Exercise goal: Every line of the listing must be reproduced as it stands. Leave the images behind.
┄┄┄┄┄┄┄┄┄┄┄┄┄┄┄┄┄┄┄┄
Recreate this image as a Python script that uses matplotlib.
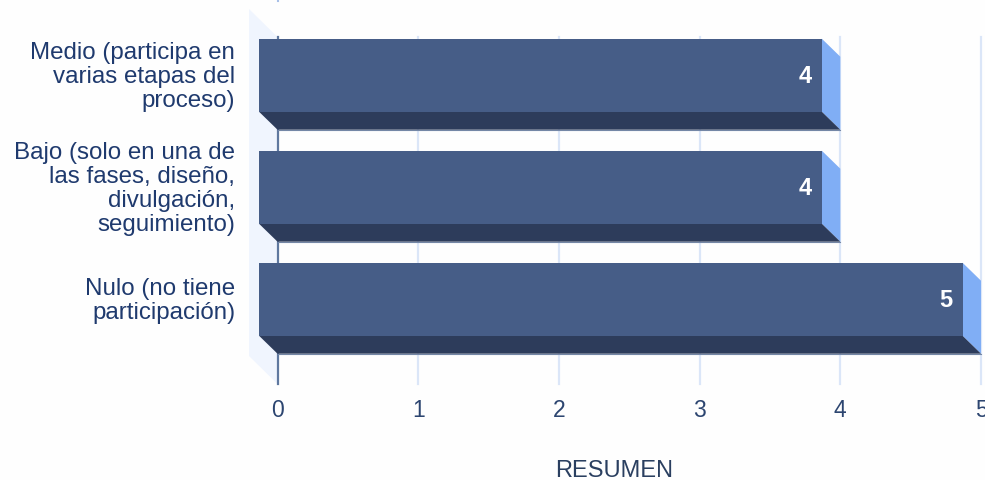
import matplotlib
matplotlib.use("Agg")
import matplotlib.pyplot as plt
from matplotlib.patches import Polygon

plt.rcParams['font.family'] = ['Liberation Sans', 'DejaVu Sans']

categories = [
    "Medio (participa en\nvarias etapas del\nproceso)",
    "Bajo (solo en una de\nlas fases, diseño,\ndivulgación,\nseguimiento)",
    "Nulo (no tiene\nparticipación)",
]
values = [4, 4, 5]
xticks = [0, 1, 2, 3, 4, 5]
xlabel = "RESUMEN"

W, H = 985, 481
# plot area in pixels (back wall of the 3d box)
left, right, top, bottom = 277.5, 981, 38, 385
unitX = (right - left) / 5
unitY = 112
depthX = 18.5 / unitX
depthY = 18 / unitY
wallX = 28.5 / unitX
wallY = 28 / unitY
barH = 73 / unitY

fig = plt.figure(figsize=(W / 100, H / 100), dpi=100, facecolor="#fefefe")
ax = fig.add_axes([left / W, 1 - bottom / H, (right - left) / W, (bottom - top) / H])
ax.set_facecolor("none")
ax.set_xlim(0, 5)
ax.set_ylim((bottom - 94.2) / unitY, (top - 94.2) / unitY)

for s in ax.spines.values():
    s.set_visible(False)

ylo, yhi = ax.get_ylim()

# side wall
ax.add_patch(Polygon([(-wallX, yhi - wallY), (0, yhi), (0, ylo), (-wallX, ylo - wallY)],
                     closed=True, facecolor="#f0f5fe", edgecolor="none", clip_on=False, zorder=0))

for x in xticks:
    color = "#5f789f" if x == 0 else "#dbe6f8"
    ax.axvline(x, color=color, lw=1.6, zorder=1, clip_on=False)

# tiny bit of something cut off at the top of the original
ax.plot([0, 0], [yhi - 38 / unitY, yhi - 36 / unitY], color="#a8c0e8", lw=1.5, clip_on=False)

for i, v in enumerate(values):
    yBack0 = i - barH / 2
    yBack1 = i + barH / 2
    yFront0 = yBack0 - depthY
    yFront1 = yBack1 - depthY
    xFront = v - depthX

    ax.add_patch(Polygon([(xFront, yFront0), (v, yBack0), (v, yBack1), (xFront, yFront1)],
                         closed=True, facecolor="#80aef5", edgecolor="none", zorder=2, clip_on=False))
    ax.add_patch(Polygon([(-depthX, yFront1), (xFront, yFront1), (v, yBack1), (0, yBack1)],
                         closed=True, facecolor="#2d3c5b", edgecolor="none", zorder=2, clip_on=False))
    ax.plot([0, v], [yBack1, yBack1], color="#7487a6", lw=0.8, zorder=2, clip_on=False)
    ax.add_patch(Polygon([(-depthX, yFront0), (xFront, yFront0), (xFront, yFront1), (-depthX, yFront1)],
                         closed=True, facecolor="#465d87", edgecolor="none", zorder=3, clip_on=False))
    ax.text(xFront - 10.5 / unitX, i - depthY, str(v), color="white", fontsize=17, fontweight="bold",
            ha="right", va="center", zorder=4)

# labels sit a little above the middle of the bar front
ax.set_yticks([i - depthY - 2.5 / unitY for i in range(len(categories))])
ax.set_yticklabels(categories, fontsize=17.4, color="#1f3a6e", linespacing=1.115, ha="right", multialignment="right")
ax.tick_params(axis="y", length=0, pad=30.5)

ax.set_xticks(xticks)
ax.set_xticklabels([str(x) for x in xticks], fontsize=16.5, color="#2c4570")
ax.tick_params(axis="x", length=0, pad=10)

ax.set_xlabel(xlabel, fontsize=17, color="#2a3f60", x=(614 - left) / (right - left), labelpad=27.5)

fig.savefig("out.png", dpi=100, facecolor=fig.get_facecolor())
┄┄┄┄┄┄┄┄┄┄┄┄┄┄┄┄┄┄┄┄
The output:
Recreate this image as a Python script that uses matplotlib.
import matplotlib
matplotlib.use("Agg")
import matplotlib.pyplot as plt
from matplotlib.patches import Polygon

plt.rcParams['font.family'] = ['Liberation Sans', 'DejaVu Sans']

categories = [
    "Medio (participa en\nvarias etapas del\nproceso)",
    "Bajo (solo en una de\nlas fases, diseño,\ndivulgación,\nseguimiento)",
    "Nulo (no tiene\nparticipación)",
]
values = [4, 4, 5]
xticks = [0, 1, 2, 3, 4, 5]
xlabel = "RESUMEN"

W, H = 985, 481
# plot area in pixels (back wall of the 3d box)
left, right, top, bottom = 277.5, 981, 38, 385
unitX = (right - left) / 5
unitY = 112
depthX = 18.5 / unitX
depthY = 18 / unitY
wallX = 28.5 / unitX
wallY = 28 / unitY
barH = 73 / unitY

fig = plt.figure(figsize=(W / 100, H / 100), dpi=100, facecolor="#fefefe")
ax = fig.add_axes([left / W, 1 - bottom / H, (right - left) / W, (bottom - top) / H])
ax.set_facecolor("none")
ax.set_xlim(0, 5)
ax.set_ylim((bottom - 94.2) / unitY, (top - 94.2) / unitY)

for s in ax.spines.values():
    s.set_visible(False)

ylo, yhi = ax.get_ylim()

# side wall
ax.add_patch(Polygon([(-wallX, yhi - wallY), (0, yhi), (0, ylo), (-wallX, ylo - wallY)],
                     closed=True, facecolor="#f0f5fe", edgecolor="none", clip_on=False, zorder=0))

for x in xticks:
    color = "#5f789f" if x == 0 else "#dbe6f8"
    ax.axvline(x, color=color, lw=1.6, zorder=1, clip_on=False)

# tiny bit of something cut off at the top of the original
ax.plot([0, 0], [yhi - 38 / unitY, yhi - 36 / unitY], color="#a8c0e8", lw=1.5, clip_on=False)

for i, v in enumerate(values):
    yBack0 = i - barH / 2
    yBack1 = i + barH / 2
    yFront0 = yBack0 - depthY
    yFront1 = yBack1 - depthY
    xFront = v - depthX

    ax.add_patch(Polygon([(xFront, yFront0), (v, yBack0), (v, yBack1), (xFront, yFront1)],
                         closed=True, facecolor="#80aef5", edgecolor="none", zorder=2, clip_on=False))
    ax.add_patch(Polygon([(-depthX, yFront1), (xFront, yFront1), (v, yBack1), (0, yBack1)],
                         closed=True, facecolor="#2d3c5b", edgecolor="none", zorder=2, clip_on=False))
    ax.plot([0, v], [yBack1, yBack1], color="#7487a6", lw=0.8, zorder=2, clip_on=False)
    ax.add_patch(Polygon([(-depthX, yFront0), (xFront, yFront0), (xFront, yFront1), (-depthX, yFront1)],
                         closed=True, facecolor="#465d87", edgecolor="none", zorder=3, clip_on=False))
    ax.text(xFront - 10.5 / unitX, i - depthY, str(v), color="white", fontsize=17, fontweight="bold",
            ha="right", va="center", zorder=4)

# labels sit a little above the middle of the bar front
ax.set_yticks([i - depthY - 2.5 / unitY for i in range(len(categories))])
ax.set_yticklabels(categories, fontsize=17.4, color="#1f3a6e", linespacing=1.115, ha="right", multialignment="right")
ax.tick_params(axis="y", length=0, pad=30.5)

ax.set_xticks(xticks)
ax.set_xticklabels([str(x) for x in xticks], fontsize=16.5, color="#2c4570")
ax.tick_params(axis="x", length=0, pad=10)

ax.set_xlabel(xlabel, fontsize=17, color="#2a3f60", x=(614 - left) / (right - left), labelpad=27.5)

fig.savefig("out.png", dpi=100, facecolor=fig.get_facecolor())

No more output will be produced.